Brigadier-General Iverson, of Georgia, had manifested such a want of capacity in the field at Gettysburg he was relieved of his command and assigned to provost guard duty. As a further mark of Lee's appreciation of Ramseur, this brigade was assigned temporarily to his command, in addition to the one he already commanded.

In the various skirmishes and battles of this campaign Ramseur displayed his usual efficiency and gallantry. After returning from Pennsylvania our troops went into winter quarters near Orange Courthouse, and as it was clear that after the exhaustive campaigns of the year we would enjoy a period of comparative quiet, Ramseur obtained a leave of absence for the purpose of entering into the most important relations of one's life. He had long been attached to and was then engaged to Miss Ellen E. Richmond, of Milton, but the consummation of his hopes had been often deferred by the exigencies of the public service. He was now made supremely happy in their marriage, which occurred on the 22d of October, 1863.

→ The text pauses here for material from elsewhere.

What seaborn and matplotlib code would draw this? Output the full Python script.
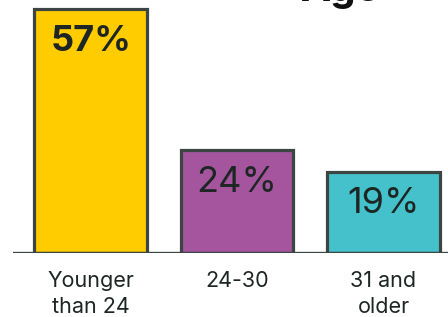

The successive failures of the Army of the Potomac in its engagements with the Army of Northern Virginia created a general apprehension throughout the North that unless something more satisfactory was accomplished the successful issue of the war was becoming a most doubtful problem. This prompted the nomination of General Grant to the grade of lieutenant-general, and he was assigned to the command of ‘all the armies of the United States.’ One of the conditions of his acceptance was that he should not be hampered in the discharge of his duties by the central authorities at Washington—a wise and judicious precaution, which else would have resulted in his supersedure after his terrible losses at Cold Harbor, where, according to Swinton, he had thirteen thousand of his men killed and wounded within the space of two hours, and this without inflicting but little loss on his adversary.

On the morning of May 5th, 1864, over one hundred thousand of Grant's troops had crossed the Rapidan, and thence followed that series of battles on the overland route to Richmond, wherein the killed, wounded and disabled on the part of Grant's army were as great as the whole army of Lee when these engagements commenced.